The key takeaway from the judgment is that non-payment of rent fixed by the Rent Controller—when not stayed—amounts to wilful default under Section 10(2)(i) of the Tamil Nadu Buildings (Lease and Rent Control) Act, 1960, even if the order is under challenge.
“Mere filing of an appeal does not operate as a stay of the decree/order under appeal is the statutory ordainment in sub-rule (1) of Rule 5 of Order XLI, CPC.” – Supreme Court [Para 24]
“Wilful Default Is Not Erased By Pendency Of Litigation—Tenants Must Comply With Unstayed Rent Orders”: SC Refuses Relief To Heirs of Lessee
The Court rejected the appellants' claim that the tenant's default was not “wilful” since the fair rent order was under challenge until the Supreme Court dismissed his SLPs in 2012. The Bench made it clear that judicial orders fixing rent become binding unless stayed, and default in compliance—despite continued possession—invites eviction.
The Bench observed:
“Despite the appellate authority having dismissed his appeal on 20.02.2008, thereby confirming the fair rent, the lessee persisted in paying only a fraction thereof… Such conduct cannot be reconciled with bona fide doubt as to liability.” [Para 24]
Protracted Litigation Over Fair Rent Ends in Eviction
The dispute arose over 15,500 sq. ft. of leased premises in Coimbatore, where K. Subramaniam, the original lessee, had entered into a lease with M/s. Krishna Mills Pvt. Ltd., the landlord, in phases beginning in 1999. While the landlord claimed a monthly rent of ₹48,000, the tenant asserted the rent payable was ₹33,000.
In 2004, the landlord initiated fair rent proceedings under the 1960 Act. By order dated 10.01.2007, the Rent Controller fixed the fair rent at ₹2,43,600/- per month, effective from 01.02.2005. Though this order was appealed and marginally modified to ₹2,37,500/- by the High Court in 2011, no stay was granted at any stage.

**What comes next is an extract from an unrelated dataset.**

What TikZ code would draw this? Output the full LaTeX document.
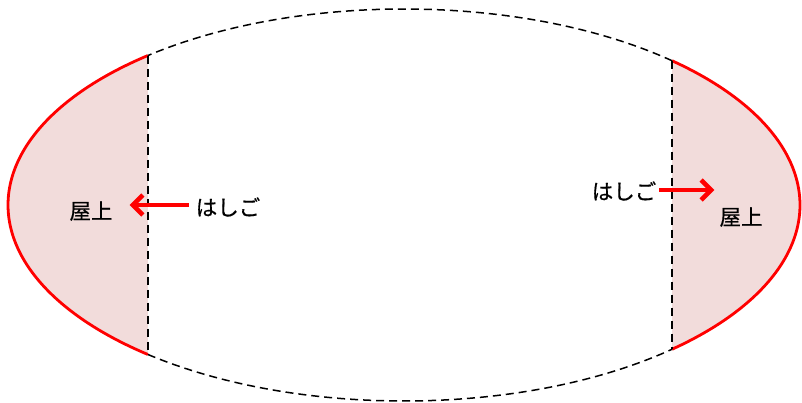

Still, the tenant continued to pay reduced amounts and cleared the arrears only in January 2013, after multiple rounds of litigation, including SLPs dismissed by the Supreme Court on 23.03.2012.
The landlord's eviction petition, filed in 2007, was initially dismissed by the Rent Controller in 2019. However, the appellate authority reversed the decision in 2020, holding that the lessee’s conduct amounted to wilful default. The High Court affirmed this view in 2021, and the tenant’s heirs approached the Supreme Court.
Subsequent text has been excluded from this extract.